Aaron’s childhood, was completely different. The hopelessness and poverty that his father seemed trapped in as a child was not Aaron’s experience at all, because his father was determined to be a different kind of father than his own father had been. For starters, he would be there.

Aaron’s parents were determined to change the patterns of their own families and give their children the best start at life that they could. They learned everything they could about parenting well. They were as consistent as they could possibly be and provided a stable and stimulating childhood for their 8 children.

When Aaron talks to our family support teams, this is one of the things he tells them. “When you go out into the field and meet and encourage parents, you are giving them the tools to make a better future for their children, and for their whole family.

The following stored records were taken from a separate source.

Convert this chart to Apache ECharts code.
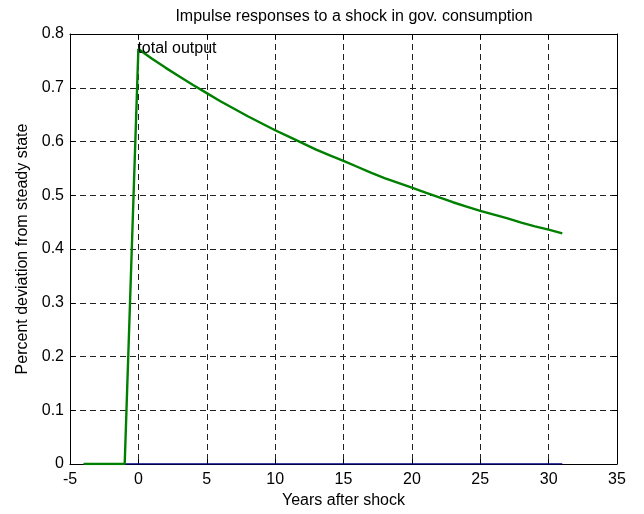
<!DOCTYPE html>
<html>
<head>
<meta charset="utf-8">
<script src="https://cdn.jsdelivr.net/npm/echarts@6/dist/echarts.min.js"></script>
<style>
html,body{margin:0;padding:0;background:#fff;}
#chart{width:644px;height:514px;}
</style>
</head>
<body>
<div id="chart"></div>
<script>
// Years after shock
var years = [-4,-3,-2,-1,0,1,2,3,4,5,6,7,8,9,10,11,12,13,14,15,16,17,18,19,20,21,22,23,24,25,26,27,28,29,30,31];
// total output response (percent deviation)
var totalOutput = [0,0,0,0,0.772,0.754,0.737,0.721,0.705,0.690,0.675,0.661,0.647,0.634,0.621,0.609,0.597,0.585,0.574,0.564,0.553,0.542,0.532,0.523,0.514,0.505,0.496,0.487,0.479,0.471,0.464,0.457,0.449,0.442,0.436,0.429];
// zero baseline
var baseline = [0,0,0,0,0,0,0,0,0,0,0,0,0,0,0,0,0,0,0,0,0,0,0,0,0,0,0,0,0,0,0,0,0,0,0,0];
var xTicks = [-5,0,5,10,15,20,25,30,35];
var yTicks = [0,0.1,0.2,0.3,0.4,0.5,0.6,0.7,0.8];
var titleText = 'Impulse responses to a shock in gov. consumption';
var xName = 'Years after shock';
var yName = 'Percent deviation from steady state';
var annotation = 'total output';

var FONT = 'Liberation Sans, Arial, Helvetica, sans-serif';
var FS = 16;
function pair(xs, ys){ return xs.map(function(x,i){ return [x, ys[i]]; }); }

var chart = echarts.init(document.getElementById('chart'), null, {renderer:'canvas'});
var dash = {type:[6,4], color:'#222', width:1};
var tick = {show:true, inside:true, length:5, lineStyle:{color:'#000'}};
var line = {show:true, onZero:false, lineStyle:{color:'#000', width:1}};
chart.setOption({
  backgroundColor:'#fff',
  animation:false,
  title:{text:titleText, left:349, top:4, textAlign:'center',
    textStyle:{fontFamily:FONT, fontSize:FS, fontWeight:'normal', color:'#000'}},
  grid:{left:70, right:27, top:34, bottom:49, show:false},
  xAxis:[{
    type:'value', min:xTicks[0], max:xTicks[xTicks.length-1], interval:5,
    name:xName, nameLocation:'middle', nameGap:29,
    nameTextStyle:{fontFamily:FONT, fontSize:FS, color:'#000'},
    axisLine:line, axisTick:tick,
    axisLabel:{fontFamily:FONT, fontSize:FS, color:'#000', margin:8},
    splitLine:{show:true, lineStyle:dash}
  },{
    type:'value', position:'top', min:xTicks[0], max:xTicks[xTicks.length-1], interval:5,
    axisLine:line, axisTick:tick,
    axisLabel:{show:false}, splitLine:{show:false}
  }],
  yAxis:[{
    type:'value', min:yTicks[0], max:yTicks[yTicks.length-1], interval:0.1,
    name:yName, nameLocation:'middle', nameGap:38,
    nameTextStyle:{fontFamily:FONT, fontSize:FS, color:'#000'},
    axisLine:line, axisTick:tick,
    axisLabel:{fontFamily:FONT, fontSize:FS, color:'#000', margin:6},
    splitLine:{show:true, lineStyle:dash}
  },{
    type:'value', position:'right', min:yTicks[0], max:yTicks[yTicks.length-1], interval:0.1,
    axisLine:line, axisTick:tick,
    axisLabel:{show:false}, splitLine:{show:false}
  }],
  series:[{
    type:'line', data:pair(years, baseline), showSymbol:false, z:2,
    lineStyle:{color:'#000080', width:1.5}
  },{
    type:'line', data:pair(years, totalOutput), showSymbol:false, z:3,
    lineStyle:{color:'#008000', width:2.4},
    markPoint:{
      symbol:'circle', symbolSize:0,
      data:[{coord:[0, 0.772], value:annotation}],
      label:{show:true, position:'right', distance:-1, formatter:annotation,
        fontFamily:FONT, fontSize:FS, color:'#000'}
    }
  }]
});
</script>
</body>
</html>
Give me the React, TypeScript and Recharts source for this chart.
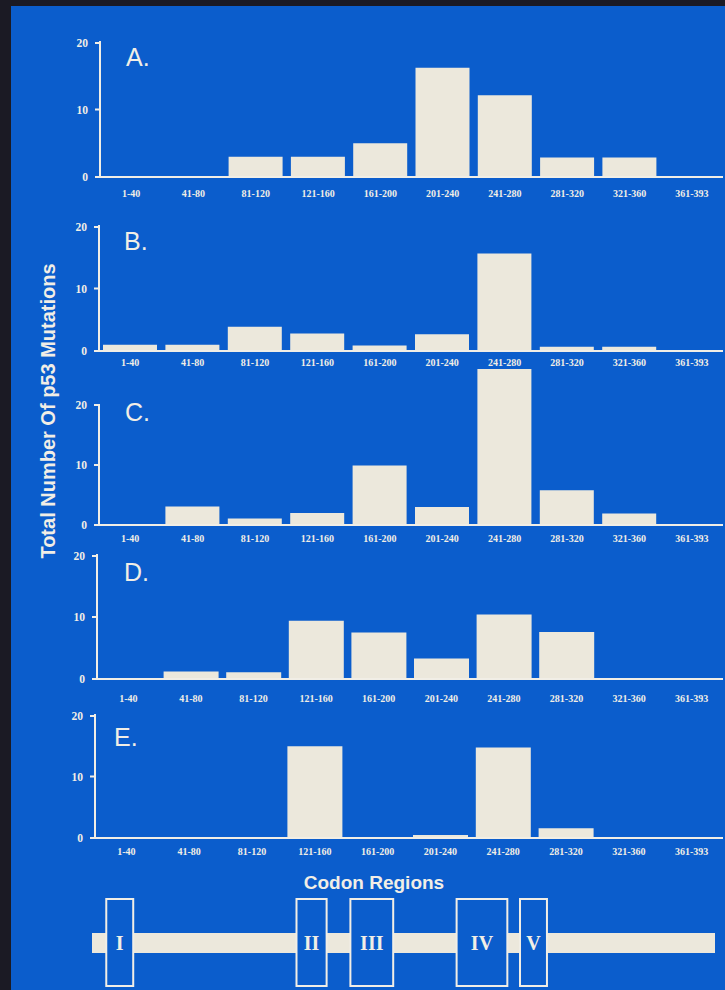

The lives of their grandchildren can be so much better than their lives are right now.”

“The family that my father grew up in would have qualified as clients of our organization. They were that poor. I am living proof that a family can completely change in a generation.”

Aaron doesn’t remember ever having to worry about having clothes to wear, or food to eat. He is relentlessly generous with what he has, because his parents lived with an abundance mindset, and passed it on to him. They gave Aaron the foundation he needed to not just have to worry about his own family’s survival, but to be able to devote his life to healing and strengthening thousands of struggling families and giving them the tools to survive and become strong enough to lift their children up to a level they could never have dreamed of reaching. He can now work to give many families a future.

How important is it to have a father? How important is it to grow up in a strong healthy family with empowered parents who have the support they need to raise their children well?

“My parents laid such a strong foundation for me that my life is a wide-open book of possibilities. My goal as a father is to reach as far and a high as I can, so that when my children stand on my shoulders they can reach even farther.”

“If I can give other parents the gift of hope for their future, and their children’s future, and the tools to lay that firm foundation for their children to stand on, then I will have begun to give as much as was given to me.”

This Father’s Day we honor all the fathers who dared to hope that their children’s future could be better than theirs, and worked and sacrificed to make it so, who stayed, who loved, who were present in their children’s lives, who built the stable and secure foundation upon which their children could build a life of strength and meaning.

You give that same gift to children here on the Thai/Burma border by helping equip fathers with the wisdom and courage they need to hope for and build for a better future for their children, with the relationship skills they need to strengthen their marriages and have peaceful homes, with vocational skills and savings structures to be able to earn enough to feed their families and save for their future. You help fathers here protect their children and raise them up to be the heroes they were born to be.